On Sunday, Afghan Television went to air for the first time since 1996, and again it was Ms. Mujahid, a simple black scarf draped loosely over her hair and gold earrings glinting, who presented the evening news.

It was a triumphant moment, after five years that were, she says with a crack in her voice, "more than the worst torture."

She had suspected, in 1996, what might happen. At the time the Taliban ruled Afghanistan's second largest city, Khandahar, where they had outlawed television.

The day they took Kabul, a Taliban edict was delivered by radio banning women from leaving their homes without their husband or father, forcing them to give up their jobs and schooling.

Though her salary continued for a year after she was barred from her work, the reality of her changed life was crushing. "I loved my work in television and radio, loved it the way a person loves their mother."

Suddenly, a woman used to dashing around Kabul was stuck in two small rooms. Heavy drapes permanently covered the windows, under Taliban orders, lest a man accidentally see a woman's face. "I never saw sunlight," she recalled.

She kept the family's television and a secret stash of video cassettes in a padlocked wooden cupboard hidden beneath a bed. They played the videos with the sound almost off, because a squad of Pakistani Taliban soldiers were billeted across the road.

Ms. Mujahid said she could have lived with the Taliban strictures, if the regime had kept its promises about improving people's livelihood and security. "The living conditions were terrible during the mujahedeen period, and if the Taliban had improved this, then I was willing to sacrifice my freedom of speech, my freedom of movement."

But while the regime clamped down on crime and improved security, most people's lives were worse than before. As others they knew left the city, Ms. Mujahid stayed because her husband, history professor Sayed Amin, would not leave out of loyalty to his country.

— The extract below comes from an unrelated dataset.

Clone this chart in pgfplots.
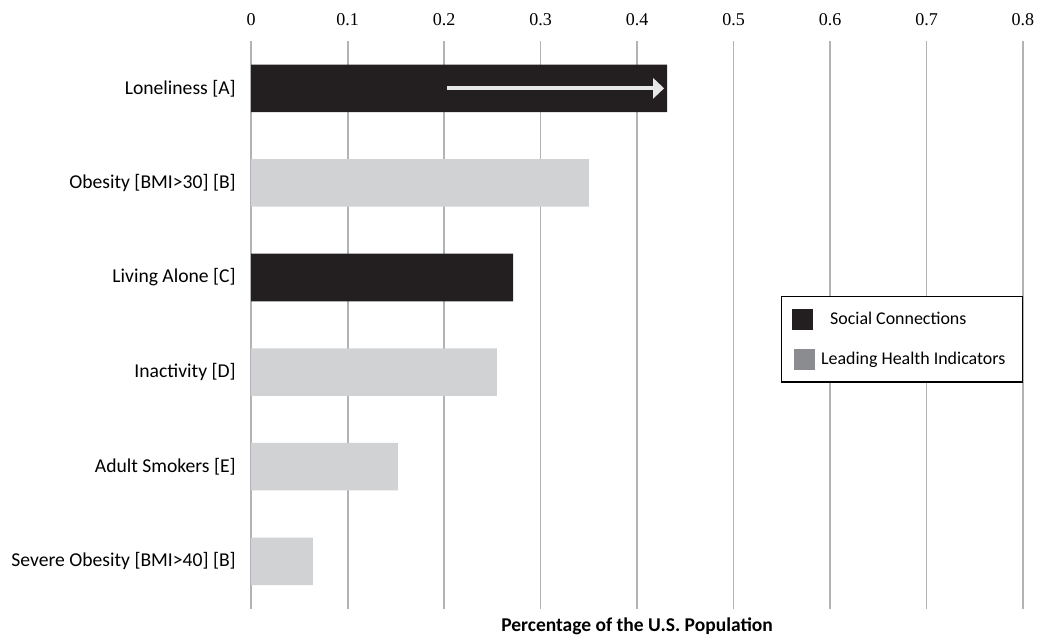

She spent her days looking after her family (she smilingly refers to her three-year-old son, Sayed Haseen, as "a Taliban production"). She paced, and wrote stories and impassioned poems about her changed homeland.

Ms. Mujahid began her journalism career in 1980, at the age of 15; a producer from Afghan Radio came to her high school for a workshop and noticed her talents. She suggested Ms. Mujahid try out at the station, and soon she was reading advertisements.

By the time she was 22, she was the evening newscaster on both radio and television.

Her 18-year-old son, Sayed Matin, remembers when his mother was famous; he watched in anguish as she became a wan prisoner in the house.

"She was so sad and nervous. It is very difficult for a person with an official job to be in the home, for a woman who was popular and had respect to be under cover," he said.

Five-year-old Sayed Mobin, though, has no memory of his mother working and was perplexed by her appearance on television. He couldn't understand how she got into the box, and wanted to go with her.

In 1996, 23 of 50 on-air personalities at Afghan Television were women. So far, just four other women have come back to work. Most of the others fled the country.

Yesterday, more than 100 people lined up at the broadcasting station, responding to a call for more on-air staff.

A room full of young women waited to take the voice test, their body-enveloping burqas pulled back to reveal their once-banned faces.